=== PROBLEM DETAILS ===
Wherever a line holds the string "chart", copy that line.

---------- SOURCE DATA

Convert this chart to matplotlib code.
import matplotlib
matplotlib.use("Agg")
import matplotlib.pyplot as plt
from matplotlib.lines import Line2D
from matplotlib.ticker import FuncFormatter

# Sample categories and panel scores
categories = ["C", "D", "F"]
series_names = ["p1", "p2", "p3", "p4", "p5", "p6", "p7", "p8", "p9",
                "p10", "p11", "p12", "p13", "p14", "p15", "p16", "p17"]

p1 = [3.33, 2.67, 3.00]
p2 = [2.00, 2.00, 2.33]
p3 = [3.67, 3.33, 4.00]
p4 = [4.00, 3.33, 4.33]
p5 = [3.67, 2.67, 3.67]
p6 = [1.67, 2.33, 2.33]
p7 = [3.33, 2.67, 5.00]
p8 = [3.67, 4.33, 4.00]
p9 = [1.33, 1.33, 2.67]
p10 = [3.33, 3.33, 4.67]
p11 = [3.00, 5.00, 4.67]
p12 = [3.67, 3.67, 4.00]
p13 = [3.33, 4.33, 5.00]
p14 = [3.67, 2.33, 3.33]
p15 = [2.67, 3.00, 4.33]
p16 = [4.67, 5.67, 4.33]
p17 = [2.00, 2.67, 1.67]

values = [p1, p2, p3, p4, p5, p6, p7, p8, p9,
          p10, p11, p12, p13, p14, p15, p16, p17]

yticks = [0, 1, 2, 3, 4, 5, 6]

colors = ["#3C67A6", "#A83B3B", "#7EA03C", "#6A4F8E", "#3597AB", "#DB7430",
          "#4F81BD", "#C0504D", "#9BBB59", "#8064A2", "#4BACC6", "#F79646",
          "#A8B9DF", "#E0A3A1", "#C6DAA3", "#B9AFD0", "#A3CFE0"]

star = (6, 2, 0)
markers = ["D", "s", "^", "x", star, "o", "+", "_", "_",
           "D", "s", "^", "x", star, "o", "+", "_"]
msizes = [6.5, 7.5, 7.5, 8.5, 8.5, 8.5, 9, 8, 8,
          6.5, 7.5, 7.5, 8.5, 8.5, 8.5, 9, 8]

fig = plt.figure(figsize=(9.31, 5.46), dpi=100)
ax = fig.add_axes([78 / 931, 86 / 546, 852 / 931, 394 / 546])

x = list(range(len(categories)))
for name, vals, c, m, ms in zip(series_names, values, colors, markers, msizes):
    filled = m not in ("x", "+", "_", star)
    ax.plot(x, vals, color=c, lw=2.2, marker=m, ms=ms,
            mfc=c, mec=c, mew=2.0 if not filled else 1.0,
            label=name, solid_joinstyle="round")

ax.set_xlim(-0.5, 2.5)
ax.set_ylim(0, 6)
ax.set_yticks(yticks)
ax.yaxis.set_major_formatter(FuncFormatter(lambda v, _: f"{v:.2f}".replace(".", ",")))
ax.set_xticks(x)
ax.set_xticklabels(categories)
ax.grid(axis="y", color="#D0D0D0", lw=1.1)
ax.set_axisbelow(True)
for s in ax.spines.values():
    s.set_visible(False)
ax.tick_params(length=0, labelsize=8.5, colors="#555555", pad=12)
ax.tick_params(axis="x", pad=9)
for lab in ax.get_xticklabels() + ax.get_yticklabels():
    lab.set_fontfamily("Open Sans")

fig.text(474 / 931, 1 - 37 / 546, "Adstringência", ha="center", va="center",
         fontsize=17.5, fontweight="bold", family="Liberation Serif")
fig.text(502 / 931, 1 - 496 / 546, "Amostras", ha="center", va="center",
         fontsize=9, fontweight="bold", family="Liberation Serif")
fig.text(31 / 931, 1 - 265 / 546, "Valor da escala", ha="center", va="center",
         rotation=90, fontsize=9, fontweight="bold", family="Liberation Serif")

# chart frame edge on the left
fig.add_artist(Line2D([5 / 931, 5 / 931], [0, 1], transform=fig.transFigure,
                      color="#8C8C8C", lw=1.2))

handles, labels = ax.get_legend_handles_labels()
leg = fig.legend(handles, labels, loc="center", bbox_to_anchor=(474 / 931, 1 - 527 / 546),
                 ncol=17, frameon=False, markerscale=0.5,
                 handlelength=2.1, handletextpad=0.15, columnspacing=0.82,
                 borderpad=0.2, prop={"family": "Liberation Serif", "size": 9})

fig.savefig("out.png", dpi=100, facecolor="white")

--------------------
---------- SOURCE DATA

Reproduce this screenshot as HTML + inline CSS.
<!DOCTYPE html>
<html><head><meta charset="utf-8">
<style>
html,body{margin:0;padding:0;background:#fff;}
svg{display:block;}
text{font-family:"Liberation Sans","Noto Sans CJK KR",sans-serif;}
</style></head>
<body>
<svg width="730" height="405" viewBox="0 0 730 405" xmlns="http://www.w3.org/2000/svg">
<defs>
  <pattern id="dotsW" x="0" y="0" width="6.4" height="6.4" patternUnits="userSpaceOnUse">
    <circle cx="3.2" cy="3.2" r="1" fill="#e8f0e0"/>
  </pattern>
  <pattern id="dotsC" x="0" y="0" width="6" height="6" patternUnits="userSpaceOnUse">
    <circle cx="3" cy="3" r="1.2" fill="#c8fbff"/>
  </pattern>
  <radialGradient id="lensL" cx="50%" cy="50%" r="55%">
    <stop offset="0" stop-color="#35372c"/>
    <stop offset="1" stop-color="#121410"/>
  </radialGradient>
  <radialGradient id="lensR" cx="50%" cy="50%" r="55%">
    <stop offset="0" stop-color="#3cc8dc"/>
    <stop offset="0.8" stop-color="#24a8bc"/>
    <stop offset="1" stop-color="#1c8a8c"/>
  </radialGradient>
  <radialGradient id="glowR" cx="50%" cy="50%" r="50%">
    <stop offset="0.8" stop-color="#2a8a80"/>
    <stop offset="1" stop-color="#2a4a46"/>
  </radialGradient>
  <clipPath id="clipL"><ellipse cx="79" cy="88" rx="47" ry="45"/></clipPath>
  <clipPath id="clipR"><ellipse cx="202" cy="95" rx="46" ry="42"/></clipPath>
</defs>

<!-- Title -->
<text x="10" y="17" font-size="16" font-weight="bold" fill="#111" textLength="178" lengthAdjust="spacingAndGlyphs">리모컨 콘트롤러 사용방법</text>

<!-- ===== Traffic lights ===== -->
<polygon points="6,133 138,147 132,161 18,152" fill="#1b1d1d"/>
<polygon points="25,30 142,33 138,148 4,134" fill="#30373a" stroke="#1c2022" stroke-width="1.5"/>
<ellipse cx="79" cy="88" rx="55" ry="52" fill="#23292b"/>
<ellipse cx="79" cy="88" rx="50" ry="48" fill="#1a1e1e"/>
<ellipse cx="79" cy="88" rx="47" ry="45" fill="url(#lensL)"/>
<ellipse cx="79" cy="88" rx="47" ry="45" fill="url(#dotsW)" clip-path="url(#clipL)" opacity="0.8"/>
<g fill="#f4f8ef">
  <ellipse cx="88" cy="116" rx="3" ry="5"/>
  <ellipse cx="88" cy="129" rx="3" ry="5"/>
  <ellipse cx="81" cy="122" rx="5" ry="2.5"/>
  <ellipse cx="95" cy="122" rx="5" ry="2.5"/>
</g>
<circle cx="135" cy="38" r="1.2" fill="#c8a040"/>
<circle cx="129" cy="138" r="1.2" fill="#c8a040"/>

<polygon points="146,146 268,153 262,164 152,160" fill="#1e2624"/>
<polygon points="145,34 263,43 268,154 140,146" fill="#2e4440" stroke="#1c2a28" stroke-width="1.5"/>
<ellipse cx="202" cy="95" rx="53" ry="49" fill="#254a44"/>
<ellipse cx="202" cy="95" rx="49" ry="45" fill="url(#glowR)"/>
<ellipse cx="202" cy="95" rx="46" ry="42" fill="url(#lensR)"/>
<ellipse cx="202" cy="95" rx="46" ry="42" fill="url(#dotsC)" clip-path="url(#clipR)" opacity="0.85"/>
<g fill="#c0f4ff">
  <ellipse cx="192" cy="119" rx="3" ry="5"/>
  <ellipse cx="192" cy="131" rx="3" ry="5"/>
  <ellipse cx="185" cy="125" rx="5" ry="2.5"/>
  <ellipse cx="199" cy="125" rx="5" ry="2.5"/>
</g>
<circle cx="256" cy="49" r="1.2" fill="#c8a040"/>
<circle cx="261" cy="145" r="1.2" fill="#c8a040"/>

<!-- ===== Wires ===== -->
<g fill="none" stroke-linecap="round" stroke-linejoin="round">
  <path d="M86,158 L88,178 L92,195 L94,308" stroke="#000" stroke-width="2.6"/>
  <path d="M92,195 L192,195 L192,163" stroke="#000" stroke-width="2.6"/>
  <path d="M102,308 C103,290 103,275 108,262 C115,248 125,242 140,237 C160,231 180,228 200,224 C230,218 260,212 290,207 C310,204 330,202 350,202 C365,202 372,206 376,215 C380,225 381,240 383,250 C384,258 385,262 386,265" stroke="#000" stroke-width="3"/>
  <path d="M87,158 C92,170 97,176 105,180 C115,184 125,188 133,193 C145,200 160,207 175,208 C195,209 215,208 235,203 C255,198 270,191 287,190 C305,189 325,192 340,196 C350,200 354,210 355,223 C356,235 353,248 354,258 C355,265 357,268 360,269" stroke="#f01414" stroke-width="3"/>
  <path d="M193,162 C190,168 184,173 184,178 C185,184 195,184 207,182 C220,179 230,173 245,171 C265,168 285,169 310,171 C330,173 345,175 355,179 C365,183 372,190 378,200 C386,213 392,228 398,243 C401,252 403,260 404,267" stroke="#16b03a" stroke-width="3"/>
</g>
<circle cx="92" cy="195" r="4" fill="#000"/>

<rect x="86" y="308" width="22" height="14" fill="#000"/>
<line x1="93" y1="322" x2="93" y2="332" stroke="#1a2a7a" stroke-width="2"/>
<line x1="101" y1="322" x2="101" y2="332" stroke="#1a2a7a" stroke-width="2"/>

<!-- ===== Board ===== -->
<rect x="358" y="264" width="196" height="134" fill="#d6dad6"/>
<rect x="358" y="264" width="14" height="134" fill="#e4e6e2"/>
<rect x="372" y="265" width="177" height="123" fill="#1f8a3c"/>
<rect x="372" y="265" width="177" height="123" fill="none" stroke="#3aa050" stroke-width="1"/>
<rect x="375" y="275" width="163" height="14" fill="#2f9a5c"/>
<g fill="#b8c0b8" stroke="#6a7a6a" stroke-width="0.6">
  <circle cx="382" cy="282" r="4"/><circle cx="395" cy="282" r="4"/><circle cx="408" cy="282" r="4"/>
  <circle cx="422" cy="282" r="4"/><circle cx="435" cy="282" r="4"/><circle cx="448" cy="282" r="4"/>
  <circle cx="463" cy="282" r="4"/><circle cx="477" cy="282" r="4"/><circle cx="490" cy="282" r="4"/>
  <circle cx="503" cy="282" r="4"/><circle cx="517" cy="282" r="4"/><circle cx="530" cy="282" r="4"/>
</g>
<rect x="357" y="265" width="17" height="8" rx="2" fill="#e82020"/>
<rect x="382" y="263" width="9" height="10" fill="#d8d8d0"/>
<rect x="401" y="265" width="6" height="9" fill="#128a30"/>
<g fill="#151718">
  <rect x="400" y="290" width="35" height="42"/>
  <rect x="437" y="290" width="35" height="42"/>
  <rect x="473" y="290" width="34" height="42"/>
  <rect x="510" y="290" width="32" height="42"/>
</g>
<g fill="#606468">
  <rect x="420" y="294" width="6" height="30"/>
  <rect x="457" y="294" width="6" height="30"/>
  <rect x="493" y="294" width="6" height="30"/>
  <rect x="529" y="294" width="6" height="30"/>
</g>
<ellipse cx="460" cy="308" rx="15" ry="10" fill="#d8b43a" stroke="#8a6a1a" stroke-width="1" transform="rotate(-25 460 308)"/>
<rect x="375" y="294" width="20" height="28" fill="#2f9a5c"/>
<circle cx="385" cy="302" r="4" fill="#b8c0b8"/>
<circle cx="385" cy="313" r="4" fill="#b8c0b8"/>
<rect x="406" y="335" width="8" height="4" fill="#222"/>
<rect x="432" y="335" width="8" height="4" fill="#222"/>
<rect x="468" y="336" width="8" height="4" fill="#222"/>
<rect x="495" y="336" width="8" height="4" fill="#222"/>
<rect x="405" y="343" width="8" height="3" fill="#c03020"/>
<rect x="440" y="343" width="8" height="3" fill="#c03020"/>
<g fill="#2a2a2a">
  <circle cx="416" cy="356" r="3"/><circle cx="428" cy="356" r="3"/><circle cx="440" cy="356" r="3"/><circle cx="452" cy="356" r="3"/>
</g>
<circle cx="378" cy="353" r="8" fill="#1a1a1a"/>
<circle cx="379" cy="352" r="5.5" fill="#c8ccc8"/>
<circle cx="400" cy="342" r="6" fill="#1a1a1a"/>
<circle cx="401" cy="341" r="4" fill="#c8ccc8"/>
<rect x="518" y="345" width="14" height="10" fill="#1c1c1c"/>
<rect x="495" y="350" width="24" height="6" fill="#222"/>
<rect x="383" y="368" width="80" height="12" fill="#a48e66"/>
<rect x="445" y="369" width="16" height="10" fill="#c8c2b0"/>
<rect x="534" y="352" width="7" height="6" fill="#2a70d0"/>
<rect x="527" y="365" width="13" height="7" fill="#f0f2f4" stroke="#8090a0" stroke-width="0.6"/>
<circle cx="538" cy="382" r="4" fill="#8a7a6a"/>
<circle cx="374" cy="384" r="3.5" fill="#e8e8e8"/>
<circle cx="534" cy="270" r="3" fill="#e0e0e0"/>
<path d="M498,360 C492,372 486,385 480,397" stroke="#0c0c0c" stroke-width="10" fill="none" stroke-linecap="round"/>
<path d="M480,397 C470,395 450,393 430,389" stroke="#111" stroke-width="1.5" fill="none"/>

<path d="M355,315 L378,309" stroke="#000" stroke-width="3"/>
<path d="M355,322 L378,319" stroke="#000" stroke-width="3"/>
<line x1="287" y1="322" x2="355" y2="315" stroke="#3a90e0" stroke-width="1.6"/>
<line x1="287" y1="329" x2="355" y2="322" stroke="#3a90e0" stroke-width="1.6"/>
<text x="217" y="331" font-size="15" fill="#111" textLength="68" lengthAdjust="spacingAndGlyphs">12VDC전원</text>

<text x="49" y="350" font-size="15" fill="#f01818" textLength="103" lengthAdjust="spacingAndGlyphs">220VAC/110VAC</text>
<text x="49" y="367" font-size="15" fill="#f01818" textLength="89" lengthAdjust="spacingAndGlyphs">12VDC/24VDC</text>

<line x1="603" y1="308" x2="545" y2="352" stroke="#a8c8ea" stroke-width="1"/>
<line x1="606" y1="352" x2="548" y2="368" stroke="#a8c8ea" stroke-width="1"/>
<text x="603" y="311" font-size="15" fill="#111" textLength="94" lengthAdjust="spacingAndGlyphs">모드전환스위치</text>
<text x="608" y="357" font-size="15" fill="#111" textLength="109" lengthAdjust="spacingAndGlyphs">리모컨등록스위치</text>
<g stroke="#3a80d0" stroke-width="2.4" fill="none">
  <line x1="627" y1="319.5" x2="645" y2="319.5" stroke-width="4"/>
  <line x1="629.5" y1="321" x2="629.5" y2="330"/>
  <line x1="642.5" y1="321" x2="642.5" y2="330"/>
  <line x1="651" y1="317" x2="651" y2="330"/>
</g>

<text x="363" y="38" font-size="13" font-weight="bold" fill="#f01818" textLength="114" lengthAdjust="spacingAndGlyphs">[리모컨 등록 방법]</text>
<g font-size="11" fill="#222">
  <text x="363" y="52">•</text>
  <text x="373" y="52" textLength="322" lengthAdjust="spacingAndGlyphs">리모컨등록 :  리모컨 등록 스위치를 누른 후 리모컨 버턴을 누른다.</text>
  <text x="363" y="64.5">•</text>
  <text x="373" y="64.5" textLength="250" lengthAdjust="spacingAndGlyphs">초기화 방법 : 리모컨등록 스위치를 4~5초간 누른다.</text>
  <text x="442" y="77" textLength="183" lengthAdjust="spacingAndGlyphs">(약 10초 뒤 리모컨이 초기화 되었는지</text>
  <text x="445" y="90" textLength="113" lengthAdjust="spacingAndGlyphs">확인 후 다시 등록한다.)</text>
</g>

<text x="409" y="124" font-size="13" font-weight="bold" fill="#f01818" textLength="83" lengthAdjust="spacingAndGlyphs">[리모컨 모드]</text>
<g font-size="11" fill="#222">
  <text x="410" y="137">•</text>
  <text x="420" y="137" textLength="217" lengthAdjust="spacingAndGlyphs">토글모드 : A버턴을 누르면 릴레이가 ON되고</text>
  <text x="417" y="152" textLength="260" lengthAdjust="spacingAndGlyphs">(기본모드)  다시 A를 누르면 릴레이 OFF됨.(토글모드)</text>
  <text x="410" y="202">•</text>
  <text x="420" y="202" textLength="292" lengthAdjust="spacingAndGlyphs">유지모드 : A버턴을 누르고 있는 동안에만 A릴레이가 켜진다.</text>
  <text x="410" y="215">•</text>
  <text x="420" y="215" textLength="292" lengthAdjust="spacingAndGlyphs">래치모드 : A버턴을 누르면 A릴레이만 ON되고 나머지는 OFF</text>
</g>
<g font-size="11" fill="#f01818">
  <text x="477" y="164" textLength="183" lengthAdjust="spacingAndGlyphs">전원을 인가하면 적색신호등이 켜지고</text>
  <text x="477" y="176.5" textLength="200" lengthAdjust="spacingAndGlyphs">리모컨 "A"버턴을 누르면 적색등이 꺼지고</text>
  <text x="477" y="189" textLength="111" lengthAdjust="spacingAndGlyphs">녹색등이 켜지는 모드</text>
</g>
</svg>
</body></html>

--------------------

=== OUTPUT OF THE EXERCISE ===
Convert this chart to matplotlib code.
# chart frame edge on the left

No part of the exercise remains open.